There are an number of BGP events that operate on above
mentioned states of the BGP FSM for BGP peers. Support of
these BGP events are either mandatory or optional. They are
triggered by the protocol logic as part of the BGP or using an
operator intervention via a configuration interface to the BGP
protocol.
These BGP events are of following types: Optional events
linked to Optional Session attributes, Administrative Events,
Timer Events, TCP Connection based Events, and BGP
Message-based Events. Both the FSM and the BGP events are
explained in detail in [BGP4].
3. BGP Capabilities
The BGP Capability mechanism [RFC2842] provides an easy and flexible
way to introduce new features within the protocol.

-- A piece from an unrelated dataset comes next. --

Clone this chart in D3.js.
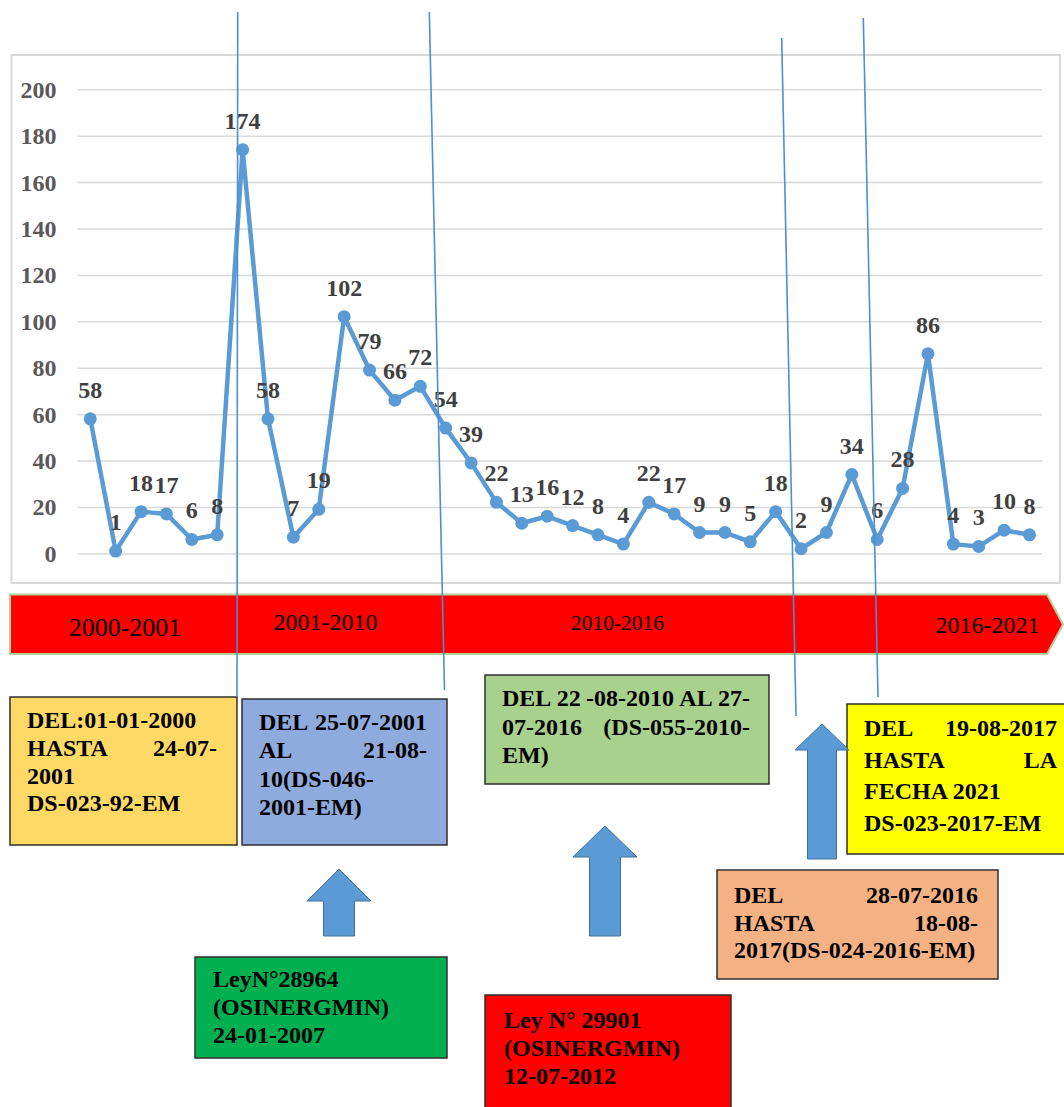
<!DOCTYPE html>
<html>
<head>
<meta charset="utf-8">
<script src="https://cdn.jsdelivr.net/npm/d3@7"></script>
<style>
  html, body { margin: 0; padding: 0; background: #ffffff; }
  svg { display: block; }
</style>
</head>
<body>
<svg id="chart" width="1064" height="1107"></svg>
<script>
// ---------- DATA ----------
const categories = d3.range(1, 39).map(String);
const values = [58, 1, 18, 17, 6, 8, 174, 58, 7, 19, 102, 79, 66, 72, 54, 39, 22, 13, 16, 12,
                8, 4, 22, 17, 9, 9, 5, 18, 2, 9, 34, 6, 28, 86, 4, 3, 10, 8];
const yTicks = [0, 20, 40, 60, 80, 100, 120, 140, 160, 180, 200];
const periodLabels = ["2000-2001", "2001-2010", "2010-2016", "2016-2021"];

const box1Lines = ["DEL:01-01-2000", "HASTA 24-07-", "2001", "DS-023-92-EM"];
const box2Lines = ["DEL 25-07-2001", "AL 21-08-", "10(DS-046-", "2001-EM)"];
const box3Lines = ["DEL 22 -08-2010 AL 27-", "07-2016 (DS-055-2010-", "EM)"];
const box4Lines = ["DEL 19-08-2017", "HASTA LA", "FECHA 2021", "DS-023-2017-EM"];
const box5Lines = ["DEL 28-07-2016", "HASTA 18-08-", "2017(DS-024-2016-EM)"];
const box6Lines = ["LeyN°28964", "(OSINERGMIN)", "24-01-2007"];
const box7Lines = ["Ley N° 29901", "(OSINERGMIN)", "12-07-2012"];

// ---------- LAYOUT ----------
const svg = d3.select("#chart");
const FONT = "'Liberation Serif', 'Times New Roman', serif";

const plot = { left: 77.6, right: 1042.2, top: 89.3, bottom: 553.4 };
const x = d3.scalePoint().domain(categories).range([plot.left, plot.right]).padding(0.5);
const y = d3.scaleLinear().domain([0, 200]).range([plot.bottom, plot.top]);

// chart frame
svg.append("rect").attr("x", 11.5).attr("y", 55).attr("width", 1048.5).attr("height", 528)
  .attr("fill", "#fff").attr("stroke", "#d9d9d9").attr("stroke-width", 2);

// gridlines
const grid = svg.append("g").attr("transform", `translate(${plot.left},0)`)
  .call(d3.axisLeft(y).tickValues(yTicks).tickSize(-(plot.right - plot.left)).tickFormat(""));
grid.select(".domain").remove();
grid.selectAll("line").attr("stroke", "#d9d9d9").attr("stroke-width", 1.5);

// y tick labels
const yAxis = svg.append("g").attr("transform", `translate(${plot.left},0)`)
  .call(d3.axisLeft(y).tickValues(yTicks).tickSize(0).tickPadding(21));
yAxis.select(".domain").remove();
yAxis.selectAll("text").attr("font-family", FONT).attr("font-weight", "bold")
  .attr("font-size", 24).attr("fill", "#595959").attr("dy", null)
  .attr("dominant-baseline", "central");

// series line
const line = d3.line().x((d, i) => x(categories[i])).y(d => y(d));
svg.append("path").datum(values).attr("d", line).attr("fill", "none")
  .attr("stroke", "#5b9bd5").attr("stroke-width", 4.5).attr("stroke-linejoin", "round");
svg.append("g").selectAll("circle").data(values).join("circle")
  .attr("cx", (d, i) => x(categories[i])).attr("cy", d => y(d)).attr("r", 6.5)
  .attr("fill", "#5b9bd5");
svg.append("g").selectAll("text").data(values).join("text")
  .attr("x", (d, i) => x(categories[i])).attr("y", d => y(d) - 29)
  .attr("text-anchor", "middle").attr("dominant-baseline", "central")
  .attr("font-family", FONT).attr("font-weight", "bold").attr("font-size", 24)
  .attr("fill", "#404040").text(d => d);

// banner arrow
svg.append("path")
  .attr("d", "M10,594.5 L1047,594.5 L1063,624.5 L1047,654 L10,654 Z")
  .attr("fill", "#ff0000").attr("stroke", "#b4cf98").attr("stroke-width", 2);
const bannerPos = [{ x: 125, y: 627, s: 26 }, { x: 325.5, y: 622, s: 24 },
                   { x: 617.5, y: 622.5, s: 21.5 }, { x: 987.5, y: 625, s: 24 }];
svg.append("g").selectAll("text").data(periodLabels).join("text")
  .attr("x", (d, i) => bannerPos[i].x).attr("y", (d, i) => bannerPos[i].y)
  .attr("font-size", (d, i) => bannerPos[i].s)
  .attr("text-anchor", "middle").attr("dominant-baseline", "central")
  .attr("font-family", FONT).attr("fill", "#000").text(d => d);

// boxes
const boxes = [
  { lines: box1Lines, just: [0, 1, 0, 0], r: [10, 697, 227, 148], fill: "#ffd966", tl: 27, tr: 217, y0: 720, lh: 27.8 },
  { lines: box2Lines, just: [1, 1, 0, 0], r: [242, 699, 205, 146], fill: "#8faadc", tl: 259, tr: 427, y0: 722, lh: 28.3 },
  { lines: box3Lines, just: [1, 1, 0], r: [485, 675, 284, 109], fill: "#a9d18e", tl: 502, tr: 750, y0: 698, lh: 28.5 },
  { lines: box4Lines, just: [1, 1, 0, 0], r: [847, 704, 222, 150], fill: "#ffff00", tl: 864, tr: 1057, y0: 728, lh: 31.7 },
  { lines: box5Lines, just: [1, 1, 0], r: [717, 870, 281, 109], fill: "#f4b183", tl: 734, tr: 978, y0: 895, lh: 27.5 },
  { lines: box6Lines, just: [0, 0, 0], r: [195, 957, 252, 101], fill: "#00b050", tl: 213, tr: 430, y0: 979, lh: 28 },
  { lines: box7Lines, just: [0, 0, 0], r: [485, 995, 246, 120], fill: "#ff0000", tl: 504, tr: 715, y0: 1020, lh: 28 }
];
boxes.forEach(b => {
  const g = svg.append("g");
  g.append("rect").attr("x", b.r[0]).attr("y", b.r[1]).attr("width", b.r[2]).attr("height", b.r[3])
    .attr("fill", b.fill).attr("stroke", "#2f2f2f").attr("stroke-width", 1.5);
  b.lines.forEach((ln, li) => {
    const yy = b.y0 + li * b.lh;
    const words = ln.split(" ");
    if (b.just[li] && words.length > 1) {
      const nodes = words.map(w => g.append("text").attr("y", yy)
        .attr("dominant-baseline", "central").attr("font-family", FONT)
        .attr("font-weight", "bold").attr("font-size", 24).attr("fill", "#000").text(w));
      const widths = nodes.map(n => n.node().getComputedTextLength());
      const gap = (b.tr - b.tl - d3.sum(widths)) / (words.length - 1);
      let cx = b.tl;
      nodes.forEach((n, k) => { n.attr("x", cx); cx += widths[k] + gap; });
    } else {
      g.append("text").attr("x", b.tl).attr("y", yy)
        .attr("dominant-baseline", "central").attr("font-family", FONT)
        .attr("font-weight", "bold").attr("font-size", 24).attr("fill", "#000").text(ln);
    }
  });
});

// up arrows
const arrows = [
  { cx: 339, tip: 869, base: 901, hw: 32, sw: 15.5, bottom: 936 },
  { cx: 605, tip: 826, base: 857, hw: 32, sw: 15.5, bottom: 936 },
  { cx: 822, tip: 724, base: 750, hw: 27, sw: 14.5, bottom: 859 }
];
svg.append("g").selectAll("path").data(arrows).join("path")
  .attr("d", a => `M${a.cx},${a.tip} L${a.cx + a.hw},${a.base} L${a.cx + a.sw},${a.base} L${a.cx + a.sw},${a.bottom} L${a.cx - a.sw},${a.bottom} L${a.cx - a.sw},${a.base} L${a.cx - a.hw},${a.base} Z`)
  .attr("fill", "#5b9bd5").attr("stroke", "#41719c").attr("stroke-width", 1);

// thin vertical connector lines
const connectors = [
  [237.7, 12, 237, 697], [429.3, 12, 444.5, 690],
  [781.7, 38, 796, 716], [863.3, 18, 878, 697]
];
svg.append("g").selectAll("line").data(connectors).join("line")
  .attr("x1", d => d[0]).attr("y1", d => d[1]).attr("x2", d => d[2]).attr("y2", d => d[3])
  .attr("stroke", "#4a90d2").attr("stroke-width", 1.6);
</script>
</body>
</html>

In particular, the
BGP capability mechanism allows a BGP speaker to advertise to its
peers during startup various optional features supported by the
speaker (and receive similar information from the peers). This allows
the base BGP protocol to contain only essential functionality, while
at the same time providing a flexible mechanism for signaling
protocol extensions.
4. BGP Persistent Peer Oscillations
Whenever a BGP speaker detects an error in any peer connection, it
shuts down the peer and changes its FSM state to IDLE. BGP speaker
requires a Start event to re-initiate its idle peer connection. If
the error remains persistent and BGP speaker generates Start event
automatically then it may result in persistent peer flapping.
However, although peer oscillation is found to be wide-spread in BGP
implementations, methods for preventing persistent peer oscillations
are outside the scope of base BGP protocol specification.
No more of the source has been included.